▸ **Task goal**: The lines to extract run from the first line of the material below to the line containing "PX = 1920 /", both included; leave the pictures behind.

▸ **Available data**:
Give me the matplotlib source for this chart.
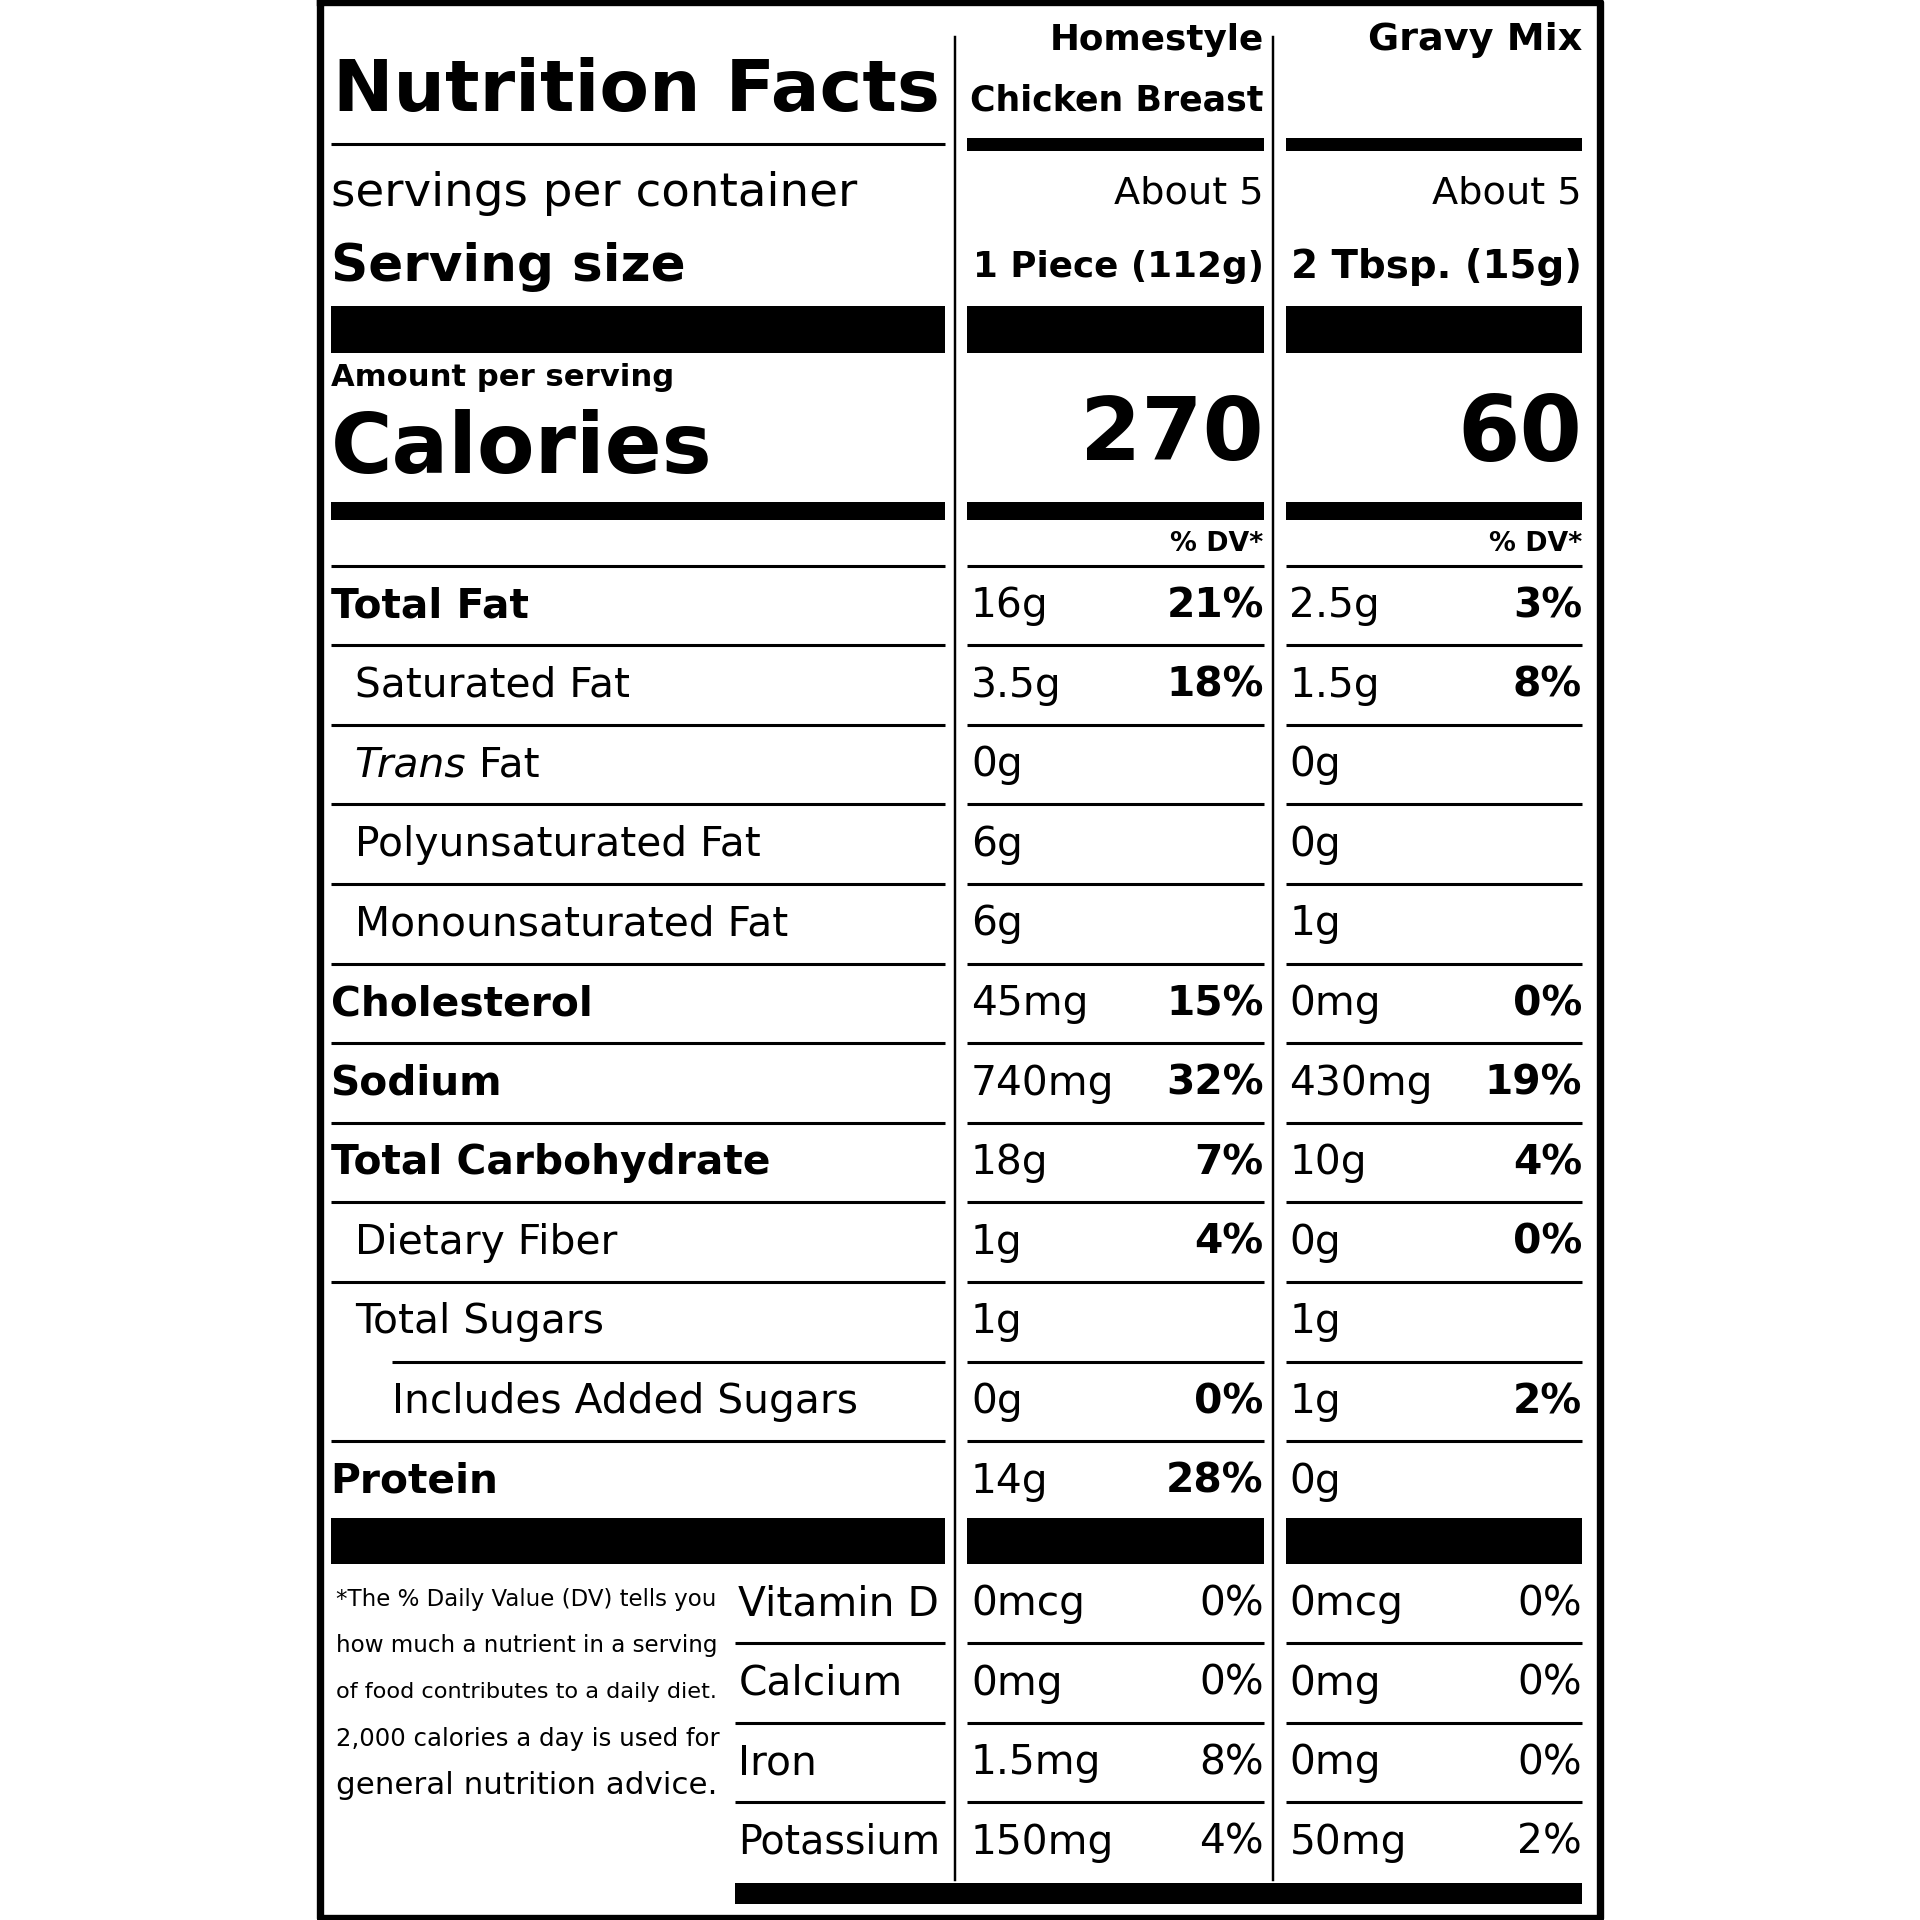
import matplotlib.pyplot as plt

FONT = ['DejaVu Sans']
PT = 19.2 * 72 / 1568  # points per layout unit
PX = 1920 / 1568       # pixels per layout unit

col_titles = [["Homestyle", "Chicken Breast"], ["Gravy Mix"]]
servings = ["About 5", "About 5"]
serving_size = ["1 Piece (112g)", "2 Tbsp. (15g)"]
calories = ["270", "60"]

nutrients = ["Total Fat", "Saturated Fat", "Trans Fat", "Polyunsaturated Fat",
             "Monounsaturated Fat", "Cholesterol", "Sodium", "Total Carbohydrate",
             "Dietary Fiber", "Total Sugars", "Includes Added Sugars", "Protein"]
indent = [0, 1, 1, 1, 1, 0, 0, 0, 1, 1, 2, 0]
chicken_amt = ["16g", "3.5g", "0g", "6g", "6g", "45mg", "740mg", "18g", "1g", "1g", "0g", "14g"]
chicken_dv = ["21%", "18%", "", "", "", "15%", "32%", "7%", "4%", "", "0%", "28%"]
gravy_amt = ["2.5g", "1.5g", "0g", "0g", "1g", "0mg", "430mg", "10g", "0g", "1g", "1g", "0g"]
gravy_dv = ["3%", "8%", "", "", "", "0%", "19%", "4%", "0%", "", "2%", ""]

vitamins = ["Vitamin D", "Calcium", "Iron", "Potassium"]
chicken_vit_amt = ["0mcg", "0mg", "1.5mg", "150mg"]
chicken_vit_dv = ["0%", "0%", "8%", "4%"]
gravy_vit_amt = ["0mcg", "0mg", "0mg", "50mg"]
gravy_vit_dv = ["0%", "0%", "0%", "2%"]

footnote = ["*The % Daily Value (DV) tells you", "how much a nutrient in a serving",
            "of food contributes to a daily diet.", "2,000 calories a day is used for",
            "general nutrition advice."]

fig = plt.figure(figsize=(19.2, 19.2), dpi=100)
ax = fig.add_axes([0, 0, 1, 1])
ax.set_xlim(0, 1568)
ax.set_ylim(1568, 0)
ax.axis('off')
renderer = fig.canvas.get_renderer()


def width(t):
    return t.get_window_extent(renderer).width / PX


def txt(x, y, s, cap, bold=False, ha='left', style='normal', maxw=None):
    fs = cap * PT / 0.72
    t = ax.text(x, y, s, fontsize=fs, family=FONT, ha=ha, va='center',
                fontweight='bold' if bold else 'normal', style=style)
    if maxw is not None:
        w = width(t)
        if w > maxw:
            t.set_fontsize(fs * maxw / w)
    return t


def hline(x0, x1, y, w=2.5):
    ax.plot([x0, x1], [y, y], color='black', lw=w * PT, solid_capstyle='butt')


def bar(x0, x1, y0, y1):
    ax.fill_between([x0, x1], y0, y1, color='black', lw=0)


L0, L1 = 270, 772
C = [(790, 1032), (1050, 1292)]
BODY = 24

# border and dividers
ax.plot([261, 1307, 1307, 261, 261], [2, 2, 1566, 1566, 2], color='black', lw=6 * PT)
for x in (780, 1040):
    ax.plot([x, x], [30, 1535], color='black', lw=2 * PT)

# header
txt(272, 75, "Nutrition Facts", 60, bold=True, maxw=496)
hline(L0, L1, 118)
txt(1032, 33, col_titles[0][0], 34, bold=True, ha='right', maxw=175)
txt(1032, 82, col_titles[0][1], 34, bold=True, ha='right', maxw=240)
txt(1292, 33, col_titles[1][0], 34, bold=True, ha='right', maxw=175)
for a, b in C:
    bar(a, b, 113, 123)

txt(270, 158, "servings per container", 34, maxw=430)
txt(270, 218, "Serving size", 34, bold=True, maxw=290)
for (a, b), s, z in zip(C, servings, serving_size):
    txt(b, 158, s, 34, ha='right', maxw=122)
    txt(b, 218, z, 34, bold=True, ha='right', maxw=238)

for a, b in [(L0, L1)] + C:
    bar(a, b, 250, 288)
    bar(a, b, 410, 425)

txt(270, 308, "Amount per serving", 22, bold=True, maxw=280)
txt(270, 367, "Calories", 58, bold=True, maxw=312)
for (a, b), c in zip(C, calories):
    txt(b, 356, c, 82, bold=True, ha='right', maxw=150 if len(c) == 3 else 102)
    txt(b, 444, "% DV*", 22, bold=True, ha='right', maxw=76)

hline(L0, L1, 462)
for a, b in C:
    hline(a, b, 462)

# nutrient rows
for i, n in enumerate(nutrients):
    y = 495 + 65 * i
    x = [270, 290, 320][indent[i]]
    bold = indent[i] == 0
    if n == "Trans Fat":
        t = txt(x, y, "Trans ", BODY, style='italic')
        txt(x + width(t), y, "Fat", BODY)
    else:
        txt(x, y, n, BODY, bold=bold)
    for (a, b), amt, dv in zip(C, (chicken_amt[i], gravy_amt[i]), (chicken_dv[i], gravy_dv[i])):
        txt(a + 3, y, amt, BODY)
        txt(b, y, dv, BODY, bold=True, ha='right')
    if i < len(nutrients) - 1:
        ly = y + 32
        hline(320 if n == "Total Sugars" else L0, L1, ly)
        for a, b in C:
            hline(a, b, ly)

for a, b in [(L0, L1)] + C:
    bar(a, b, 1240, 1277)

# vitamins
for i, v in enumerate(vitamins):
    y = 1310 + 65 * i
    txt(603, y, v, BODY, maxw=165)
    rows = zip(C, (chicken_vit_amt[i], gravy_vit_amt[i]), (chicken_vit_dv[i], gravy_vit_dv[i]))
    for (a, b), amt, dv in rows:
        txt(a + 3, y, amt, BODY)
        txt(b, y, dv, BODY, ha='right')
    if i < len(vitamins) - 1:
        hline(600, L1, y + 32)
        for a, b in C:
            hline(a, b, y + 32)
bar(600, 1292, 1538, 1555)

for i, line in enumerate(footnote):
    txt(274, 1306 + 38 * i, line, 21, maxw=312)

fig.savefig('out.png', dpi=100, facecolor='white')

▸ **Response for this exercise**:
Give me the matplotlib source for this chart.
import matplotlib.pyplot as plt

FONT = ['DejaVu Sans']
PT = 19.2 * 72 / 1568  # points per layout unit
PX = 1920 / 1568       # pixels per layout unit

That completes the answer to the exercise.